Optimizing DSP Load wr.t. IO
-
Hi Modal,
When upping the IMU_GYRO_RATEMAX (for lower end-to-end worse case latency in the gyro movement -> actuation loop), I'm seeing the DSP load jump (measured by
px4-listener cpuload
). After digging into it, it looks like the main culprit is not the processing modules, but rather the FIFO read (transfer((uint8_t *)&buffer, (uint8_t *)&buffer, transfer_size)
in the ICM42688P driver) and the UART write (uart_write(&data, sizeof(DataPacket)) != sizeof(DataPacket)
) to our STM board (for actuation).About 40% of the DSP is being used for the FIFO transfer and the UART write with
IMU_GYRO_RATEMAX
set to 1kHz (1000Hz).Any recommendations on how to minimize the DSP being choked by these IO operations?
I can only think of marginal gains like decreasing how many bytes the FIFO is configured to contain, or optimizing our
DataPacket
size down to like 12 bytes (currently 17 bytes). But maybe there is some more fundamental strategy that I'm missing? Or is IO just generally a bad time for the DSP?Thanks for any advice!
Rowan (Cleo Robotics)
-
The SPI Read is a blocking call, so the DSP will spend time in that call while the data is being transferred, but it may be sleeping while waiting for the data to come into the SPI Hardware.

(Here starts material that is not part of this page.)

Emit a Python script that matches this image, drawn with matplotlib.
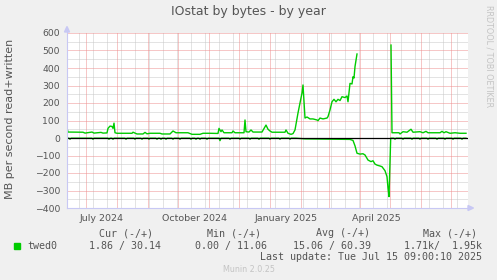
import datetime as dt
import numpy as np
import matplotlib
matplotlib.use("Agg")
import matplotlib.pyplot as plt
from matplotlib.transforms import Affine2D
from matplotlib.patches import Polygon, Rectangle
from matplotlib.lines import Line2D

# day 0 = left edge of the graph
start = dt.date(2024, 6, 12)

# written (+) side, MB/s
written_day = [0, 1, 16, 18, 25, 27, 34, 36, 40, 41, 43, 45, 46, 47, 48, 50,
               65, 66, 68, 70, 76, 78, 80, 83, 93, 95, 103, 106, 109, 121, 125,
               133, 136, 143, 151, 152, 154, 155, 157, 165, 166, 168, 177, 178,
               179, 182, 184, 186, 195, 199, 201, 203, 205, 218, 219, 221, 224,
               226, 228, 231, 235, 236, 238, 240, 243, 246, 250, 251, 253, 256,
               260, 261, 263, 265, 267, 269, 271, 273, 275, 278, 280, 281, 283,
               285, 286, 287, 288, 290, 291, 324, 325, 332, 333, 336, 340, 344,
               346, 353, 356, 359, 361, 373, 375, 377, 379, 383, 388, 393, 399]
written_mb = [57, 34, 33, 28, 34, 28, 32, 28, 29, 55, 68, 66, 55, 85, 30, 27,
              27, 33, 28, 23, 23, 32, 24, 27, 27, 23, 23, 40, 30, 30, 21,
              21, 27, 27, 26, 55, 36, 46, 30, 30, 40, 30, 30, 103,
              36, 34, 46, 34, 34, 74, 50, 40, 33, 33, 46, 27, 21,
              25, 46, 143, 257, 303, 114, 120, 109, 109, 103, 99, 114, 109,
              114, 122, 160, 207, 221, 207, 221, 214, 236, 231, 240, 207, 312,
              309, 350, 343, 408, 480, np.nan, 531, 30, 30, 23, 36, 33, 50,
              33, 36, 30, 38, 30, 30, 38, 30, 36, 27, 30, 27, 27]

# read (-) side, MB/s
read_day = [0, 2, 3, 4, 25, 26, 27, 41, 42, 43, 45, 46, 47, 58, 59, 60, 67, 68,
            69, 74, 75, 76, 81, 82, 83, 89, 90, 91, 93, 94, 95, 98, 99, 100,
            105, 106, 107, 112, 113, 114, 123, 124, 125, 128, 129, 130, 132,
            133, 134, 139, 140, 141, 152, 153, 154, 162, 163, 164, 172, 173,
            174, 182, 183, 184, 191, 192, 193, 202, 203, 204, 212, 213, 214,
            222, 223, 224, 229, 238, 283, 286, 288, 290, 293, 296, 298, 301,
            304, 306, 308, 310, 313, 315, 318, 320, 321, 322, 323.7, 327, 328,
            329, 335, 336, 337, 344, 345, 346, 352, 353, 354, 360, 361, 362,
            369, 370, 371, 377, 378, 379, 385, 386, 387, 394, 395, 396, 399]
read_mb = [-1, -1, -7, -1, -1, -7, -1, -1, -7, -1, -1, -7, -1, -1, -7, -1, -1, -7,
           -1, -1, -7, -1, -1, -7, -1, -1, -7, -1, -1, -7, -1, -1, -7, -1,
           -1, -7, -1, -1, -7, -1, -1, -7, -1, -1, -7, -1, -1,
           -7, -1, -1, -7, -1, -1, -15, -1, -1, -7, -1, -1, -7,
           -1, -1, -7, -1, -1, -7, -1, -1, -7, -1, -1, -7, -1,
           -1, -7, -1, -1, -5, -8, -14, -45, -87, -92, -90, -97, -126,
           -135, -130, -149, -155, -160, -164, -187, -221, -286, -335, -1, -1, -7,
           -1, -1, -7, -1, -1, -7, -1, -1, -7, -1, -1, -7, -1,
           -1, -7, -1, -1, -7, -1, -1, -7, -1, -1, -7, -1, -1]

yticks = [-400, -300, -200, -100, 0, 100, 200, 300, 400, 500, 600]
label_months = [dt.date(2024, 7, 1), dt.date(2024, 10, 1), dt.date(2025, 1, 1), dt.date(2025, 4, 1)]
month_labels = ["July 2024", "October 2024", "January 2025", "April 2025"]

legend_head = ["Cur (-/+)", "Min (-/+)", "Avg (-/+)", "Max (-/+)"]
legend_vals = ["1.86 / 30.14", "0.00 / 11.06", "15.06 / 60.39", "1.71k/  1.95k"]

txt = "#555555"
green = "#00CC00"
red_grid = "#EE9090"
gray_grid = "#C8C8C8"
axis_col = "#C8C8F4"

fig = plt.figure(figsize=(4.97, 2.80), dpi=100, facecolor="#F0F0F0")
ax = fig.add_axes([67 / 497, 72 / 280, 401 / 497, 175 / 280], facecolor="white")
ax.set_xlim(0, 401)
ax.set_ylim(-400, 600)
for s in ax.spines.values():
    s.set_visible(False)

dots = (0, (1, 1))
for d in range(12, 401, 14):
    ax.axvline(d, color=gray_grid, lw=0.72, ls=dots, zorder=1)
for v in range(-350, 600, 100):
    ax.axhline(v, color=gray_grid, lw=0.72, ls=dots, zorder=1)
month_starts = []
y, m = 2024, 7
while (y, m) <= (2025, 7):
    month_starts.append((dt.date(y, m, 1) - start).days)
    m += 1
    if m > 12:
        y, m = y + 1, 1
for d in month_starts:
    ax.axvline(d, color=red_grid, lw=0.72, ls=dots, zorder=2)
for v in yticks[1:]:
    ax.axhline(v, color=red_grid, lw=0.72, ls=dots, zorder=2)

ax.plot(read_day, read_mb, color=green, lw=1.0, zorder=3)
ax.plot(written_day, written_mb, color=green, lw=1.0, zorder=3)
ax.axhline(0, color="black", lw=0.9, zorder=4)

ax.set_yticks(yticks)
ax.set_xticks([(d - start).days + 16 for d in label_months], month_labels)
ax.tick_params(axis="y", length=0, pad=5, labelsize=6.7, labelcolor=txt)
ax.tick_params(axis="x", length=0, pad=4, labelsize=6.8, labelcolor=txt)

# pixel coordinates, origin top-left
pxt = Affine2D().scale(1 / 497, -1 / 280).translate(0, 1) + fig.transFigure
fig.add_artist(Line2D([67, 67], [208, 30], transform=pxt, color=axis_col, lw=0.8))
fig.add_artist(Polygon([[64.5, 32], [69.5, 32], [67, 26.5]], transform=pxt, color=axis_col))
fig.add_artist(Line2D([67, 470], [208, 208], transform=pxt, color=axis_col, lw=0.8))
fig.add_artist(Polygon([[468, 205.5], [468, 210.5], [473.5, 208]], transform=pxt, color=axis_col))

fig.text(248, 12, "IOstat by bytes - by year", transform=pxt, ha="center", va="center",
         fontsize=9, color=txt)
fig.text(10, 119, "MB per second read+written", transform=pxt, ha="center", va="center",
         rotation=90, fontsize=8, color=txt)
fig.text(489, 56, "RRDTOOL / TOBI OETIKER", transform=pxt, ha="center", va="center",
         rotation=270, fontsize=5.8, color="#C4C4C4")

mono = "DejaVu Sans Mono"
for s, x in zip(legend_head, [99, 207, 316, 423]):
    fig.text(x, 233, s, transform=pxt, ha="left", va="center", fontsize=7.2, family=mono, color=txt)
fig.add_artist(Rectangle((14, 243), 6, 6, transform=pxt, color=green))
fig.text(27, 246, "twed0", transform=pxt, ha="left", va="center", fontsize=7.2, family=mono, color=txt)
for s, x in zip(legend_vals, [89, 195, 293, 404]):
    fig.text(x, 246, s, transform=pxt, ha="left", va="center", fontsize=7.2, family=mono, color=txt)
fig.text(482, 257, "Last update: Tue Jul 15 09:00:10 2025", transform=pxt, ha="right", va="center",
         fontsize=7.2, family=mono, color=txt)
fig.text(249, 269, "Munin 2.0.25", transform=pxt, ha="center", va="center", fontsize=5.8, color="#C4C4C4")

fig.savefig("out.png", dpi=100, facecolor=fig.get_facecolor())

The UART Write is, actually, also a blocking call, so the DSP will write the data to the UART Hardware and sleep until the data is finished sending.
If you are measuring the times spent in those functions, it can add up. If you increase your UART baud rate, that time should go down. While the DSP is waiting inside those functions, it can process other threads.
The DSP utilization measurement is not very accurate, so it should not be trusted completely. How much utilization increase are you seeing from increasing the processing rate from 800Hz to 1000Hz ?
Maybe @Eric-Katzfey can comment as well - thanks!
Alex
-
@Alex-Kushleyev The IMU is being configured with an 8K ODR so by increasing IMU_GYRO_RATEMAX you are reading the FIFO more often but reading less samples each time. So you are mainly increasing the overhead of context switching. Can you characterize how much the load increases just by increasing IMU_GYRO_RATEMAX and not doing any of the extra UART IO? Unfortunately we don't have a lot of control over the low level implementation of the IO drivers that are in the Qualcomm code. And there is no DMA that could help lower IO overhead. One idea would be to lower the ODR to 1K so that you are only reading one sample from the FIFO at each interrupt.